Berbeda dengan proyeksi Wawan, Reza Fahmi Riawan memandang prospek reksadana pada tahun 2026 secara lebih konstruktif. Potensi penurunan suku bunga acuan secara bertahap hingga tahun 2026 akan menciptakan lingkungan yang kondusif bagi reksadana pendapatan tetap dan saham. Reksadana pasar uang akan tetap relevan sebagai instrumen likuiditas, khususnya bagi investor yang mengadopsi strategi masuk bertahap (phased entry) ke aset yang lebih agresif. Dengan ekonomi domestik yang relatif solid, sektor-sektor seperti konsumen, telekomunikasi, dan energi berpotensi menjadi motor utama bagi kinerja reksadana berbasis saham. Reza menekankan pentingnya bagi investor untuk mencermati arah kebijakan suku bunga, inflasi, serta dinamika likuiditas global. Pergerakan pasar obligasi akan sangat dipengaruhi oleh kebijakan bank sentral, sementara kinerja pasar saham akan sangat bergantung pada daya beli domestik, harga komoditas, dan arus dana asing.

Ringkasan

Industri reksadana di Indonesia menunjukkan pertumbuhan positif hingga Oktober 2025, didorong oleh kinerja reksadana pendapatan tetap dan pasar uang. Total dana kelolaan mencapai rekor tertinggi, Rp 621,67 triliun, meningkat signifikan dibandingkan bulan dan tahun sebelumnya. Reksadana pendapatan tetap mendominasi dengan Rp 223,90 triliun, diikuti reksadana pasar uang dengan Rp 122,16 triliun.

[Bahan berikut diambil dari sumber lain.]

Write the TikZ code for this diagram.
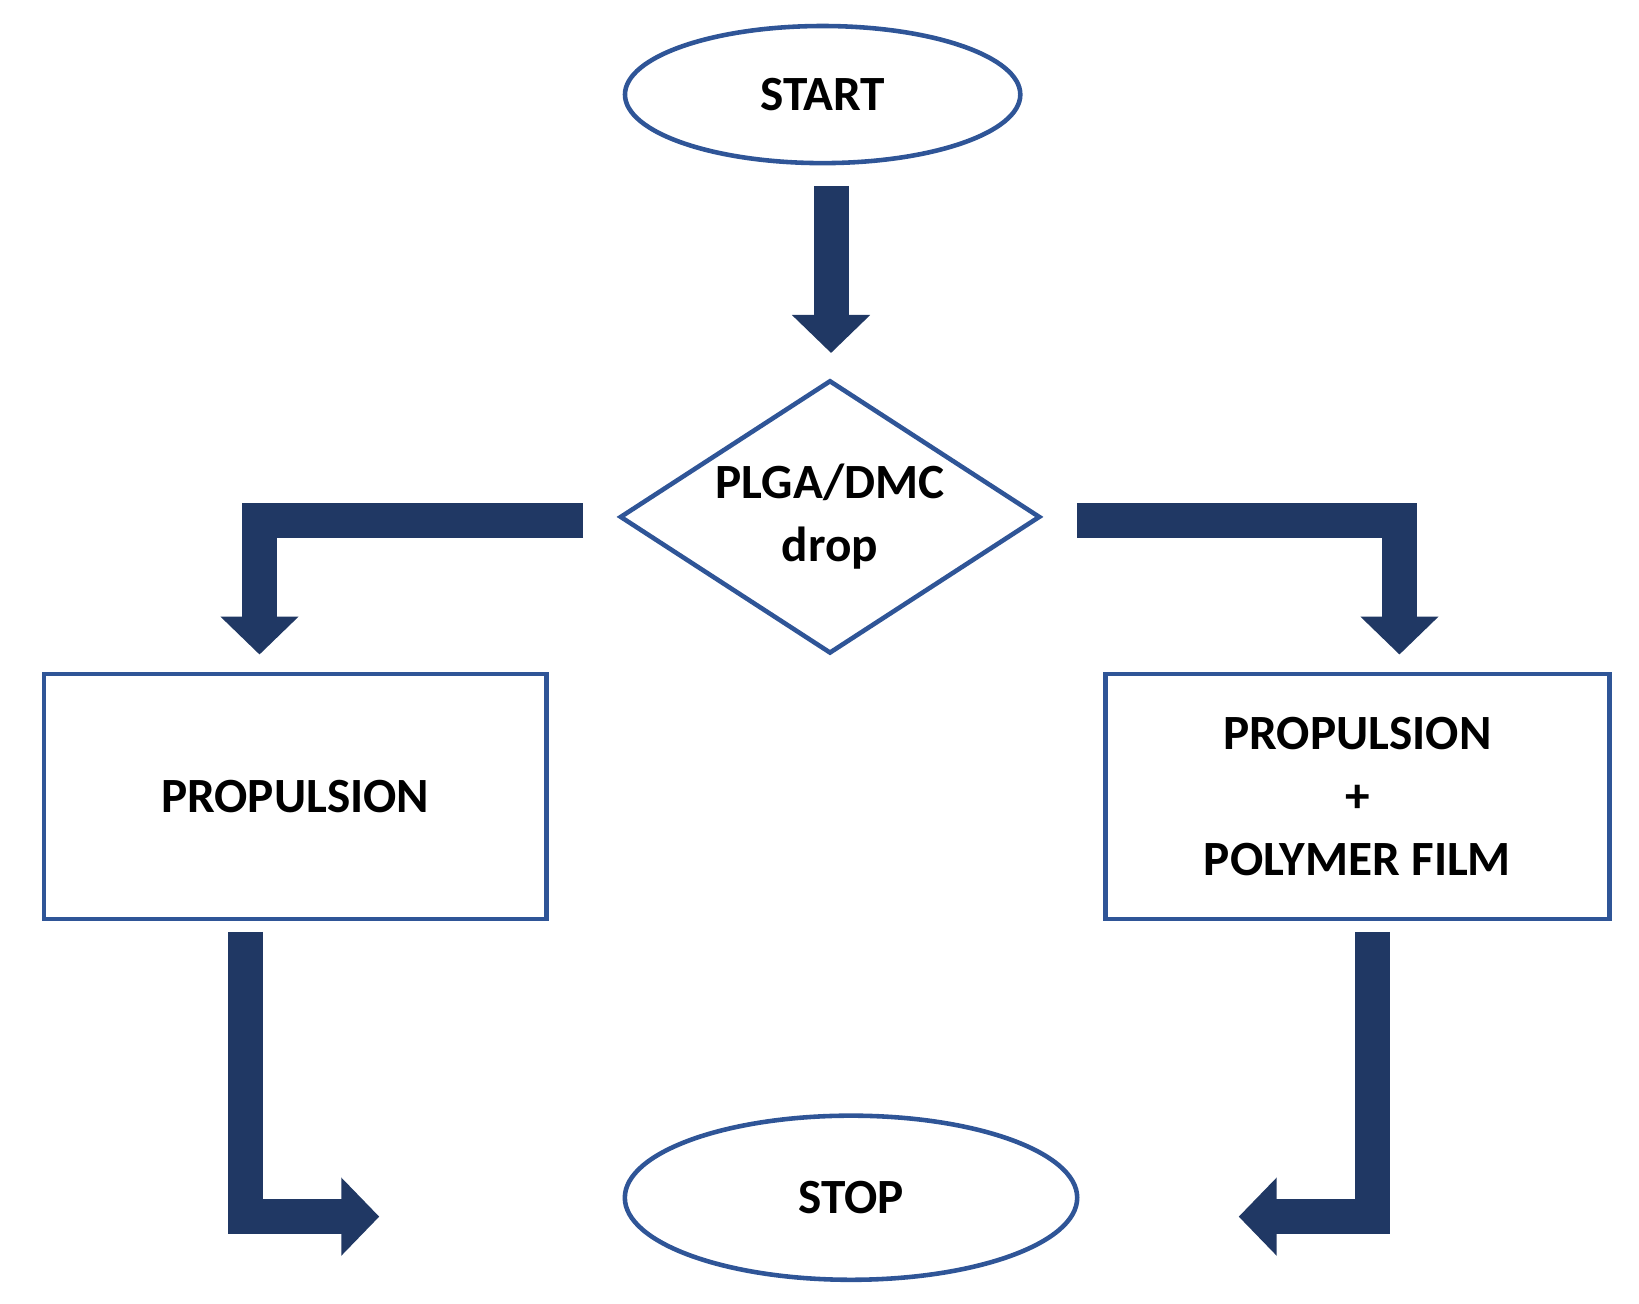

Investor semakin tertarik pada reksadana pendapatan tetap dan pasar uang karena kinerjanya yang konsisten dan return yang lebih tinggi dari deposito. Penurunan suku bunga acuan juga mendorong minat pada obligasi, menjadikan reksadana pendapatan tetap menarik. Selain itu, reksadana syariah juga mengalami pertumbuhan karena preferensi investor terhadap instrumen konservatif dan perkembangan keuangan syariah.